An application of statistical mechanics for representing equilibrium perimeter distributions of tropical convective clouds

Abstract:

There are two possible approaches for parameterizing sub-grid cloud dynamics in a coarser grid model. The most common is to use a fine scale model to explicitly resolve the mechanistic details of clouds to the best extent possible, and then to parameterize these behaviors cloud state for the coarser grid. A second is to invoke physical intuition and some very general theoretical principles from equilibrium statistical mechanics. This approach avoids any requirement to resolve time-dependent processes in order to arrive at a suitable solution. The second approach is widely used elsewhere in the atmospheric sciences: for example the Planck function for blackbody radiation is derived this way, where no mention is made of the complexities of modeling a large ensemble of time-dependent radiation-dipole interactions in order to obtain the “grid-scale” spectrum of thermal emission by the blackbody as a whole.
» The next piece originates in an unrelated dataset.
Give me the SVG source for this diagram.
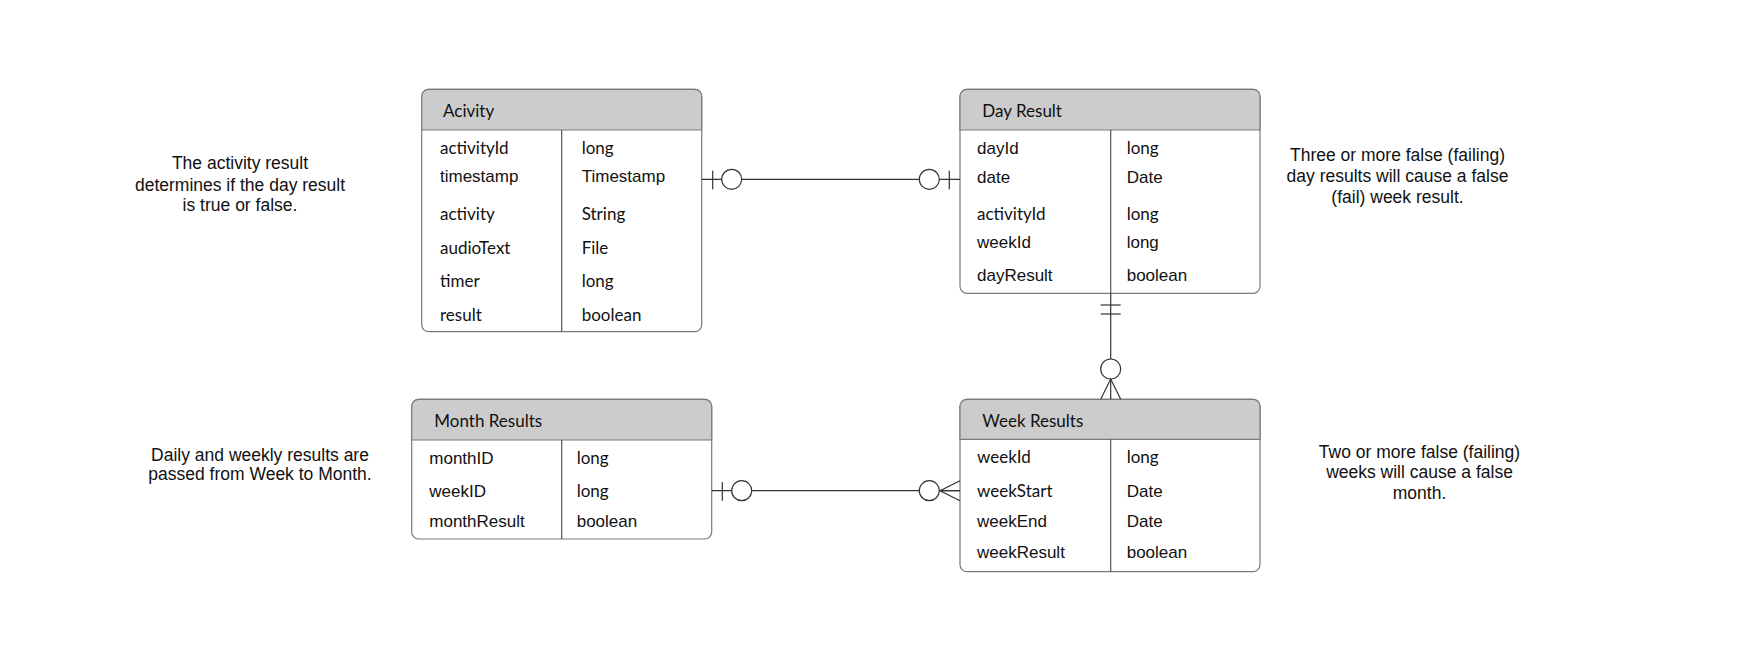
<svg xmlns="http://www.w3.org/2000/svg" width="1760" height="663" viewBox="0 0 1760 663">
<style>
.box{fill:#fff;stroke:#7a7a7a;stroke-width:1.2}
.hdr{fill:#cccccc;stroke:#7a7a7a;stroke-width:1.2}
.div{stroke:#555;stroke-width:1.2;fill:none}
.pt{font-family:Lato,"Open Sans",sans-serif;font-size:17px;fill:#111}
.ar{font-family:"Liberation Sans",Arial,sans-serif;font-size:17px;fill:#111}
.note{font-family:"Liberation Sans",Arial,sans-serif;font-size:17.5px;fill:#111;text-anchor:middle}
.ln{stroke:#333;stroke-width:1.2;fill:none}
.ring{stroke:#333;stroke-width:1.2;fill:#fff}
</style>
<rect width="1760" height="663" fill="#fff"/>

<g id="activity">
<rect class="box" x="421.7" y="89.3" width="280" height="242.4" rx="7"/>
<path class="hdr" d="M421.7,130 V96.3 a7,7 0 0 1 7,-7 H694.7 a7,7 0 0 1 7,7 V130 Z"/>
<line class="div" x1="561.7" y1="130" x2="561.7" y2="331.7"/>
<text class="pt" x="443" y="117">Acivity</text>
<text class="pt" x="440" y="154">activityId</text><text class="pt" x="581.7" y="154">long</text>
<text class="ar" x="440" y="181.7">timestamp</text><text class="ar" x="581.7" y="181.7">Timestamp</text>
<text class="pt" x="440" y="220">activity</text><text class="pt" x="581.7" y="220">String</text>
<text class="pt" x="440" y="254">audioText</text><text class="pt" x="581.7" y="254">File</text>
<text class="pt" x="440" y="286.7">timer</text><text class="pt" x="581.7" y="286.7">long</text>
<text class="pt" x="440" y="320.7">result</text><text class="pt" x="581.7" y="320.7">boolean</text>
</g>

<g id="dayresult">
<rect class="box" x="960" y="89.3" width="300" height="204" rx="7"/>
<path class="hdr" d="M960,130 V96.3 a7,7 0 0 1 7,-7 H1253 a7,7 0 0 1 7,7 V130 Z"/>
<line class="div" x1="1110.7" y1="130" x2="1110.7" y2="293.3"/>
<text class="pt" x="982.3" y="117.3">Day Result</text>
<text class="ar" x="977" y="154">dayId</text><text class="pt" x="1126.7" y="154">long</text>
<text class="ar" x="977" y="182.7">date</text><text class="ar" x="1126.7" y="182.7">Date</text>
<text class="pt" x="977" y="220">activityId</text><text class="pt" x="1126.7" y="220">long</text>
<text class="ar" x="977" y="248">weekId</text><text class="ar" x="1126.7" y="248">long</text>
<text class="ar" x="977" y="281">dayResult</text><text class="ar" x="1126.7" y="281">boolean</text>
</g>

<g id="monthresults">
<rect class="box" x="411.7" y="399.3" width="300" height="139.7" rx="7"/>
<path class="hdr" d="M411.7,440 V406.3 a7,7 0 0 1 7,-7 H704.7 a7,7 0 0 1 7,7 V440 Z"/>
<line class="div" x1="561.7" y1="440" x2="561.7" y2="539"/>
<text class="pt" x="434.3" y="426.7">Month Results</text>
<text class="ar" x="429.3" y="464">monthID</text><text class="pt" x="576.7" y="464">long</text>
<text class="ar" x="429.3" y="497.3">weekID</text><text class="pt" x="576.7" y="497.3">long</text>
<text class="ar" x="429.3" y="526.7">monthResult</text><text class="ar" x="576.7" y="526.7">boolean</text>
</g>

<g id="weekresults">
<rect class="box" x="960" y="399.3" width="300" height="172.4" rx="7"/>
<path class="hdr" d="M960,439.3 V406.3 a7,7 0 0 1 7,-7 H1253 a7,7 0 0 1 7,7 V439.3 Z"/>
<line class="div" x1="1110.7" y1="439.3" x2="1110.7" y2="571.7"/>
<text class="pt" x="982.3" y="426.7">Week Results</text>
<text class="pt" x="977" y="463.3">weekId</text><text class="pt" x="1126.7" y="463.3">long</text>
<text class="pt" x="977" y="497.3">weekStart</text><text class="ar" x="1126.7" y="497.3">Date</text>
<text class="ar" x="977" y="526.7">weekEnd</text><text class="ar" x="1126.7" y="526.7">Date</text>
<text class="ar" x="977" y="558.3">weekResult</text><text class="ar" x="1126.7" y="558.3">boolean</text>
</g>

<g id="connectors">
<!-- Activity - Day Result -->
<line class="ln" x1="701.7" y1="179.3" x2="960" y2="179.3"/>
<line class="ln" x1="712.7" y1="170.7" x2="712.7" y2="189.3"/>
<circle class="ring" cx="731.7" cy="179.3" r="10"/>
<circle class="ring" cx="929.3" cy="179.3" r="10"/>
<line class="ln" x1="949.3" y1="170.7" x2="949.3" y2="189.3"/>
<!-- Month - Week -->
<line class="ln" x1="711.7" y1="490.7" x2="960" y2="490.7"/>
<line class="ln" x1="722.3" y1="482" x2="722.3" y2="500.7"/>
<circle class="ring" cx="741.7" cy="490.7" r="10"/>
<circle class="ring" cx="929.3" cy="490.7" r="10"/>
<path class="ln" d="M960,480.7 L940,490.7 L960,500.7 M940,490.7 H960"/>
<!-- Day - Week -->
<line class="ln" x1="1110.7" y1="293.3" x2="1110.7" y2="399.3"/>
<line class="ln" x1="1100.7" y1="305" x2="1120.7" y2="305"/>
<line class="ln" x1="1100.7" y1="314" x2="1120.7" y2="314"/>
<circle class="ring" cx="1110.7" cy="369" r="10"/>
<path class="ln" d="M1100.7,399.3 L1110.7,379 L1120.7,399.3"/>
</g>

<g id="notes">
<text class="note" x="240" y="169.3">The activity result</text>
<text class="note" x="240" y="190.7">determines if the day result</text>
<text class="note" x="240" y="211">is true or false.</text>
<text class="note" x="1397.5" y="160.7">Three or more false (failing)</text>
<text class="note" x="1397.5" y="181.7">day results will cause a false</text>
<text class="note" x="1397.5" y="203">(fail) week result.</text>
<text class="note" x="260" y="460.7">Daily and weekly results are</text>
<text class="note" x="260" y="480">passed from Week to Month.</text>
<text class="note" x="1419.5" y="458.3">Two or more false (failing)</text>
<text class="note" x="1419.5" y="478.3">weeks will cause a false</text>
<text class="note" x="1419.5" y="499.3">month.</text>
</g>
</svg>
We find that this statistical approach may be equally suitable for modeling convective clouds. Specifically, we make the physical argument that the dissipation of buoyant energy in convective clouds is done through mixing across a cloud perimeter. From thermodynamic reasoning, one might then anticipate that vertically stacked isentropic surfaces are characterized by a power law dlnN/dlnP = -1, where N(P) is the number clouds of perimeter P. In a Giga-LES simulation of convective clouds within a 100 km square domain we find that such a power law does appear to characterize simulated cloud perimeters along isentropes, provided a sufficient cloudy sample. The suggestion is that it may be possible to parameterize certain important aspects of cloud state without appealing to computationally expensive dynamic simulations.